When I first got my machine I only ever used the extra feet for the purpose to which I thought they were intended, but one day I started playing around with them and found other uses, such as the above use for the blind-hemming foot. It is definitely worth having a search around the net for your own sewing machine and its feet to see how else they can be used, other than the strict use mentioned in the sewing-machine manual. For example, you can use a blind-hemming foot or my above mentioned edge-joining foot for very even top-stitching. After mentioning this to my mum, she used her blind-hemming foot to make perfectly straight pintucks in a cushion cover by using the foot blade as a guide for the edge of her fabric, setting the needle off to the left slightly.
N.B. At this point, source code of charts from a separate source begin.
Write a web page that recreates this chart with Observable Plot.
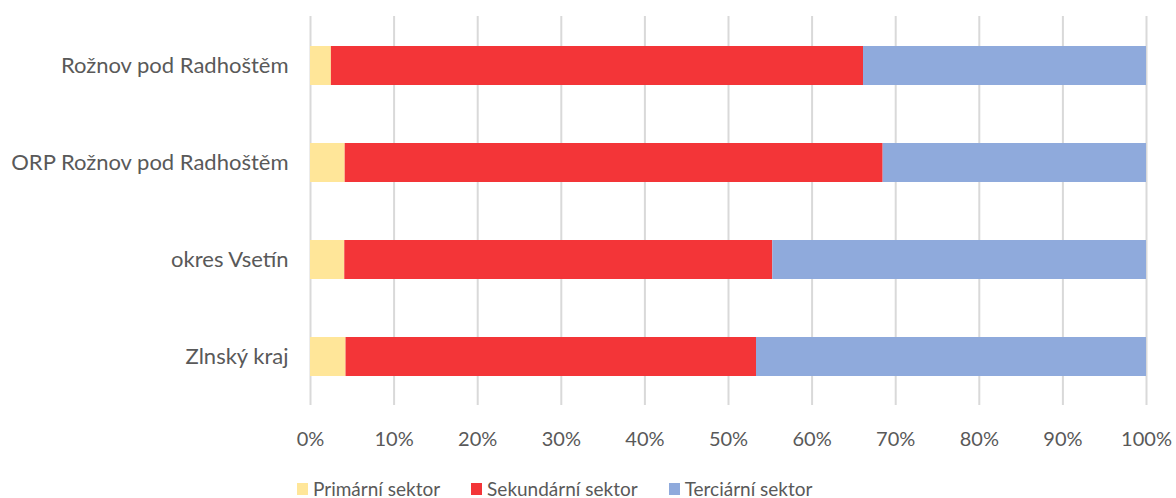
<!DOCTYPE html>
<html>
<head>
<meta charset="utf-8">
<script src="https://cdn.jsdelivr.net/npm/d3@7"></script>
<script src="https://cdn.jsdelivr.net/npm/@observablehq/plot@0.6"></script>
<style>
  html, body { margin: 0; padding: 0; background: #fff; }
  body { width: 1176px; height: 498px; overflow: hidden; font-family: Lato, "Open Sans", sans-serif; }
  #legend { display: flex; align-items: center; margin-left: 297px; height: 20px; margin-top: 17px; font-size: 19px; line-height: 20px; color: #595959; }
  .item { display: flex; align-items: center; margin-right: 31px; }
  .sw { width: 11px; height: 12px; margin-right: 5px; }
</style>
</head>
<body>
<div id="chart"></div>
<div id="legend"></div>
<script>
const categories = ["Rožnov pod Radhoštěm", "ORP Rožnov pod Radhoštěm", "okres Vsetín", "Zlnský kraj"];
const sectors = ["Primární sektor", "Sekundární sektor", "Terciární sektor"];
const colors = ["#FFE699", "#F33538", "#8FAADC"];
const primary = [2.5, 4.15, 4.1, 4.25];
const secondary = [63.65, 64.35, 51.2, 49.1];
const tertiary = [33.85, 31.5, 44.7, 46.65];
const xTicks = [0, 10, 20, 30, 40, 50, 60, 70, 80, 90, 100];

const series = [primary, secondary, tertiary];
const data = [];
categories.forEach((c, i) => {
  sectors.forEach((s, j) => data.push({category: c, sector: s, value: series[j][i]}));
});

const chart = Plot.plot({
  width: 1176,
  height: 462,
  marginTop: 16,
  marginBottom: 57,
  marginLeft: 310,
  marginRight: 30,
  style: {fontFamily: "Lato, 'Open Sans', sans-serif", fontSize: "20px", color: "#595959", background: "#fff", display: "block"},
  x: {domain: [0, 100], ticks: xTicks, tickFormat: d => d + "%", tickSize: 0, tickPadding: 26, label: null},
  y: {domain: categories, paddingInner: 0.6, paddingOuter: 0.3, tickSize: 0, tickPadding: 22, label: null},
  color: {domain: sectors, range: colors},
  marks: [
    Plot.gridX(xTicks, {stroke: "#d9d9d9", strokeOpacity: 1, strokeWidth: 2}),
    Plot.barX(data, Plot.stackX({x: "value", y: "category", fill: "sector", order: sectors})),
    Plot.axisX({ticks: xTicks, tickFormat: d => d + "%", tickSize: 0, tickPadding: 26, fontSize: 20}),
    Plot.axisY({tickSize: 0, tickPadding: 22, fontSize: 22})
  ]
});
document.getElementById("chart").appendChild(chart);

const legend = d3.select("#legend");
sectors.forEach((s, i) => {
  const it = legend.append("div").attr("class", "item");
  it.append("div").attr("class", "sw").style("background", colors[i]);
  it.append("span").text(s);
});
</script>
</body>
</html>
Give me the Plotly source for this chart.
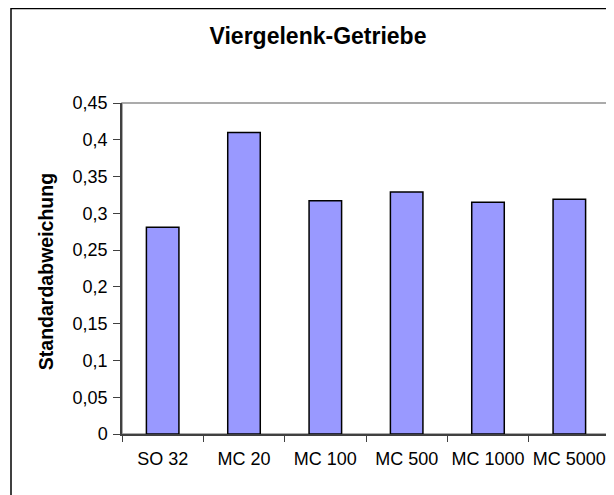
import plotly.graph_objects as go

categories = ["SO 32", "MC 20", "MC 100", "MC 500", "MC 1000", "MC 5000"]
values = [0.281, 0.410, 0.317, 0.329, 0.315, 0.319]
y_ticks = [0, 0.05, 0.1, 0.15, 0.2, 0.25, 0.3, 0.35, 0.4, 0.45]
y_tick_labels = ["0", "0,05", "0,1", "0,15", "0,2", "0,25", "0,3", "0,35", "0,4", "0,45"]

# page has an 8px body margin; figure coordinates are page coordinates minus 8
W, H = 606, 487
L, R, T, B = 114, 4, 95, 61
pw, ph = W - L - R, H - T - B

fig = go.Figure(go.Bar(
    x=categories, y=values,
    marker=dict(color="#9999FF", line=dict(color="black", width=1.5)),
))

font = "Arial, Liberation Sans, sans-serif"
fig.update_layout(
    width=W, height=H,
    margin=dict(l=L, r=R, t=T, b=B, autoexpand=False),
    paper_bgcolor="white", plot_bgcolor="white",
    bargap=0.6,
    showlegend=False,
    font=dict(family=font, color="black", size=18),
    title=dict(text="<b>Viergelenk-Getriebe</b>", x=310 / W, xref="container",
               y=1 - 28 / H, yref="container", xanchor="center", yanchor="middle",
               font=dict(size=23, family=font, color="black")),
    xaxis=dict(type="category", showline=True, linecolor="#404040", linewidth=1.5,
               ticks="outside", tickson="boundaries", ticklen=6, tickcolor="#404040",
               showgrid=False, tickfont=dict(size=18), ticklabelstandoff=8,
               tickangle=0, automargin=False),
    yaxis=dict(range=[0, 0.45], tickvals=y_ticks, ticktext=y_tick_labels,
               showline=True, linecolor="#404040", linewidth=1.5,
               ticks="outside", ticklen=7, tickcolor="#404040",
               showgrid=False, zeroline=False, tickfont=dict(size=18),
               ticklabelstandoff=2, automargin=False),
    shapes=[
        dict(type="rect", xref="paper", yref="paper", x0=0, x1=1, y0=0, y1=1,
             line=dict(color="#909090", width=1.5), layer="below"),
        dict(type="line", xref="paper", yref="paper",
             x0=(3 - L) / pw, x1=(3 - L) / pw, y0=(T + ph) / ph, y1=-(B + 5) / ph,
             line=dict(color="black", width=1.5)),
        dict(type="line", xref="paper", yref="paper",
             x0=(3 - L) / pw, x1=(W + 5 - L) / pw, y0=(T + ph - 0.5) / ph, y1=(T + ph - 0.5) / ph,
             line=dict(color="black", width=1.5)),
    ],
    annotations=[
        dict(text="<b>Standardabweichung</b>", textangle=-90, xref="paper", yref="paper",
             x=(38 - L) / pw, y=0.489, xanchor="center", yanchor="middle", showarrow=False,
             font=dict(size=19.5, family=font, color="black")),
    ],
)

fig.write_html("out.html")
Simply put – play with your feet :)
Julie
Hi Tasia. I’m not sure if my facing is going to be long enough to catch the stitch in the ditch. I finished my facing by turning it under. Maybe I turned it over too much. Something to think about for my next one – whether to make the waistband facing slightly longer?
@Sewingdina: Hello! I see you have a bunch of question comments and I’m working on answering them.
There’s an extra 5/8″ (1.5cm) extension between where the waistband seamline ends, and the edge of the facing. Unless you turned under the whole 1.5cm extra, there should be enough to catch in the ditch! Try pinching the waistband at the top edge, and smoothing down the facing. It’s easy for it to get bubbled up, you’ll want it to be super-flat before stitching in the ditch.
You can slipstitch, for an invisible look, especially if you’re not sure if your edge will catch. Or, you can baste it first and then ditch-stitch. That way, you’ll be able to see if your edges will catch, before getting it under the machine and having to un-pick your work. I hope this helps!
Thanks Tasia. Once it was all ironed and flattened there was enough room for the stitching. Panic over! I haven’t sewn the facing down yet but I’ll follow your basting advice to make sure it’s flat.